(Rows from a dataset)
================
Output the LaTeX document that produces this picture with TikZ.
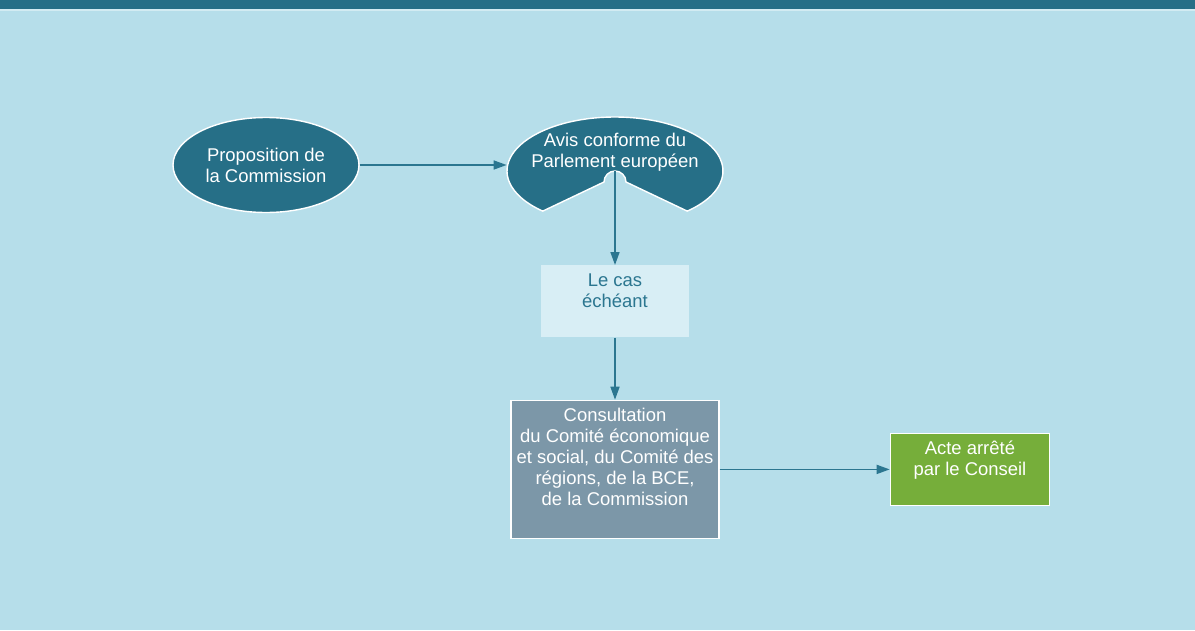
\documentclass[tikz,border=0pt]{standalone}
\usepackage{fontspec}
\setmainfont{Liberation Sans}
\usepackage{xcolor}
\usetikzlibrary{shapes.geometric,positioning,arrows.meta}

\definecolor{pagebg}{HTML}{B6DEEA}
\definecolor{darkteal}{HTML}{266F87}
\definecolor{lineteal}{HTML}{2B7690}
\definecolor{topline}{HTML}{D2EBF2}
\definecolor{palebox}{HTML}{D8EEF5}
\definecolor{greybox}{HTML}{7C97A8}
\definecolor{greenbox}{HTML}{76AE3A}

\begin{document}
\begin{tikzpicture}
        [ every node/.style = {font=\fontsize{10.5}{12}\selectfont, align=center,
                               inner sep=0pt},
          teal node/.style = {ellipse, fill=darkteal, draw=white, line width=0.8pt,
                              text=white, minimum width=3.72cm, minimum height=1.90cm},
          avis node/.style = {ellipse, minimum width=4.32cm, minimum height=2.16cm},
          pale box/.style = {rectangle, fill=palebox, minimum width=2.96cm,
                             minimum height=1.44cm},
          grey box/.style = {rectangle, fill=greybox, draw=white, line width=0.8pt,
                             minimum width=4.16cm, minimum height=2.76cm},
          green box/.style = {rectangle, fill=greenbox, draw=white, line width=0.8pt,
                              minimum width=3.18cm, minimum height=1.44cm},
          box text/.style = {anchor=north, yshift=-0.16cm},
          flow/.style = {draw=lineteal, line width=0.9pt,
                         -{Triangle[length=0.26cm,width=0.18cm]}}]
        % page and top bar
        \fill[pagebg] (0,0) rectangle (23.9,12.6);
        \fill[darkteal] (0,12.42) rectangle (23.9,12.6);
        \fill[topline] (0,12.38) rectangle (23.9,12.42);

        % cut-out ellipse of the Parliament
        \coordinate (notch) at (12.30,9.18);
        \filldraw[fill=darkteal, draw=white, line width=0.8pt]
            (notch) ++(-48:2.16 and 1.08)
            arc[start angle=-48, end angle=228, x radius=2.16, y radius=1.08]
            -- (12.08,8.96) arc[start angle=180, end angle=0, radius=0.22] -- cycle;

        \node[teal node] (prop) at (5.32,9.30) {Proposition de\\la Commission};
        \node[avis node, label={[box text, yshift=-0.16cm, text=white]north:Avis conforme du\\Parlement européen}]
            (avis) at (notch) {};
        \node[pale box, below=1.88cm of notch,
              label={[box text, text=lineteal]north:Le cas\\échéant}] (cas) {};
        \node[grey box, below=1.24cm of cas,
              label={[box text, text=white]north:Consultation\\du Comité économique\\et social, du Comité des\\régions, de la BCE,\\de la Commission}] (cons) {};
        \node[green box, right=3.40cm of cons,
              label={[box text, text=white]north:Acte arrêté\\par le Conseil}] (acte) {};

        \draw[flow] (prop.east) -- (prop.east -| avis.west);
        \draw[flow] (notch) -- (cas);
        \draw[flow] (cas) -- (cons);
        \draw[flow] (cons) -- (acte);
\end{tikzpicture}
\end{document}
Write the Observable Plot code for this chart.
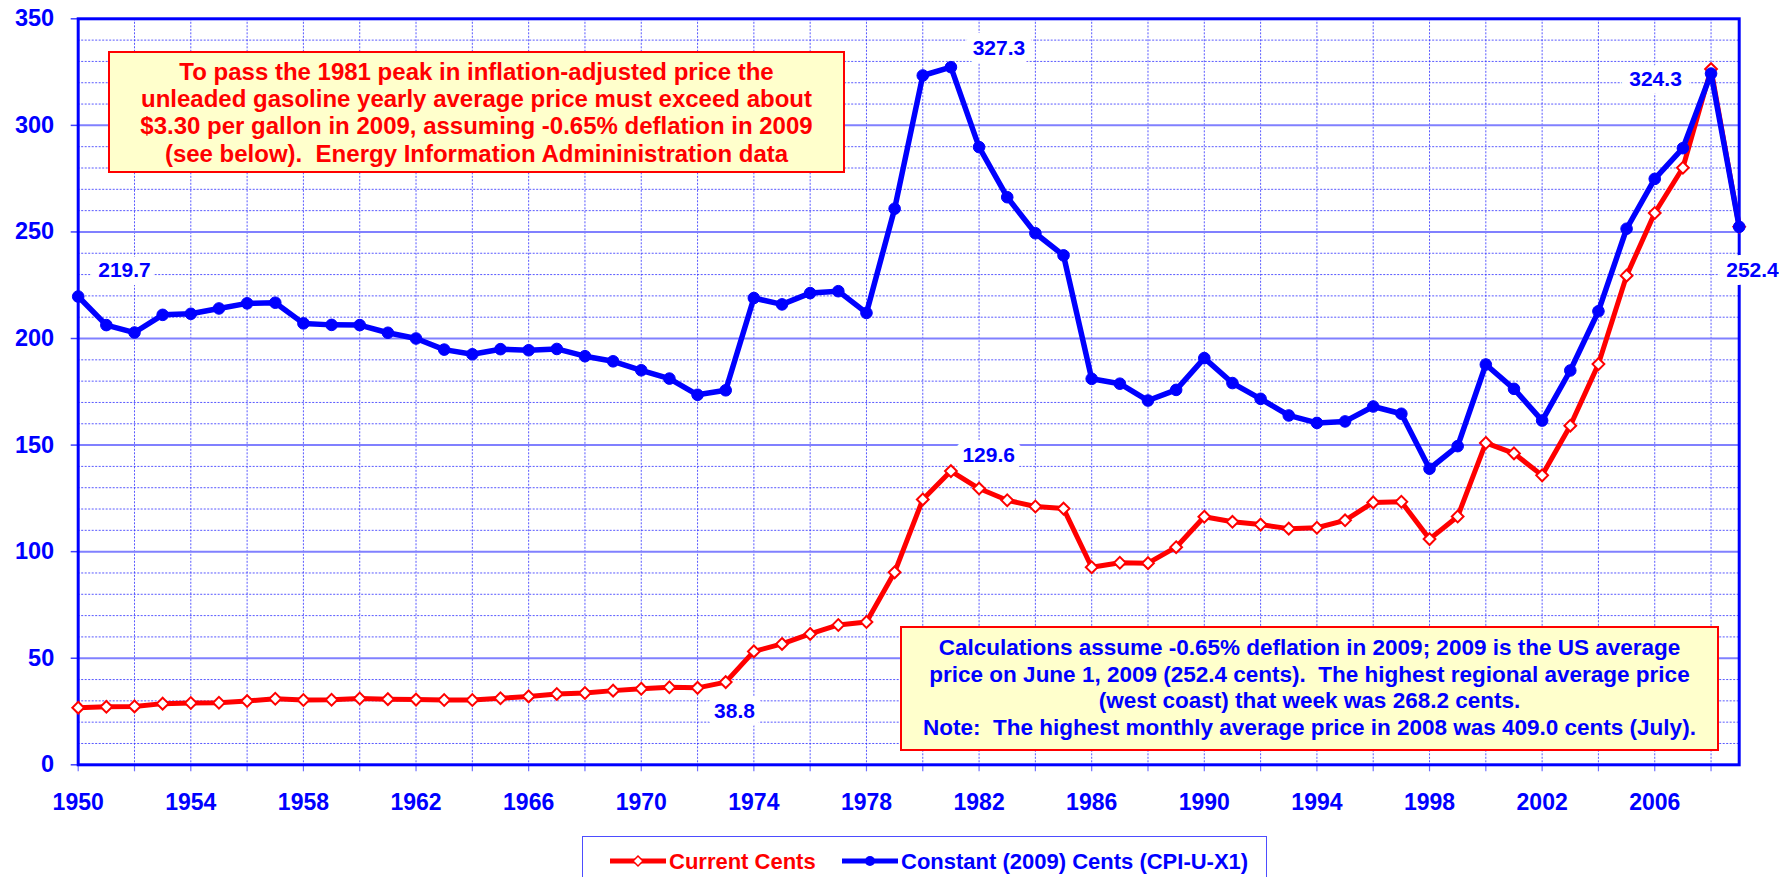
================
> **Exercise objective**: Repeat the material exactly as it reads, without any of its pictures.

> **Output**:
Output the LaTeX document that produces this picture with TikZ.
\documentclass[tikz,border=0pt]{standalone}
\usepackage{fontspec}
\setmainfont{Liberation Sans}
\usepackage{xcolor}
\usetikzlibrary{shapes.geometric,positioning,arrows.meta}

\definecolor{pagebg}{HTML}{B6DEEA}
\definecolor{darkteal}{HTML}{266F87}
\definecolor{lineteal}{HTML}{2B7690}
\definecolor{topline}{HTML}{D2EBF2}
\definecolor{palebox}{HTML}{D8EEF5}
\definecolor{greybox}{HTML}{7C97A8}
\definecolor{greenbox}{HTML}{76AE3A}

\begin{document}
\begin{tikzpicture}
        [ every node/.style = {font=\fontsize{10.5}{12}\selectfont, align=center,
                               inner sep=0pt},
          teal node/.style = {ellipse, fill=darkteal, draw=white, line width=0.8pt,
                              text=white, minimum width=3.72cm, minimum height=1.90cm},
          avis node/.style = {ellipse, minimum width=4.32cm, minimum height=2.16cm},
          pale box/.style = {rectangle, fill=palebox, minimum width=2.96cm,
                             minimum height=1.44cm},
          grey box/.style = {rectangle, fill=greybox, draw=white, line width=0.8pt,
                             minimum width=4.16cm, minimum height=2.76cm},
          green box/.style = {rectangle, fill=greenbox, draw=white, line width=0.8pt,
                              minimum width=3.18cm, minimum height=1.44cm},
          box text/.style = {anchor=north, yshift=-0.16cm},
          flow/.style = {draw=lineteal, line width=0.9pt,
                         -{Triangle[length=0.26cm,width=0.18cm]}}]
        % page and top bar
        \fill[pagebg] (0,0) rectangle (23.9,12.6);
        \fill[darkteal] (0,12.42) rectangle (23.9,12.6);
        \fill[topline] (0,12.38) rectangle (23.9,12.42);

        % cut-out ellipse of the Parliament
        \coordinate (notch) at (12.30,9.18);
        \filldraw[fill=darkteal, draw=white, line width=0.8pt]
            (notch) ++(-48:2.16 and 1.08)
            arc[start angle=-48, end angle=228, x radius=2.16, y radius=1.08]
            -- (12.08,8.96) arc[start angle=180, end angle=0, radius=0.22] -- cycle;

        \node[teal node] (prop) at (5.32,9.30) {Proposition de\\la Commission};
        \node[avis node, label={[box text, yshift=-0.16cm, text=white]north:Avis conforme du\\Parlement européen}]
            (avis) at (notch) {};
        \node[pale box, below=1.88cm of notch,
              label={[box text, text=lineteal]north:Le cas\\échéant}] (cas) {};
        \node[grey box, below=1.24cm of cas,
              label={[box text, text=white]north:Consultation\\du Comité économique\\et social, du Comité des\\régions, de la BCE,\\de la Commission}] (cons) {};
        \node[green box, right=3.40cm of cons,
              label={[box text, text=white]north:Acte arrêté\\par le Conseil}] (acte) {};

        \draw[flow] (prop.east) -- (prop.east -| avis.west);
        \draw[flow] (notch) -- (cas);
        \draw[flow] (cas) -- (cons);
        \draw[flow] (cons) -- (acte);
\end{tikzpicture}
\end{document}
Write the Observable Plot code for this chart.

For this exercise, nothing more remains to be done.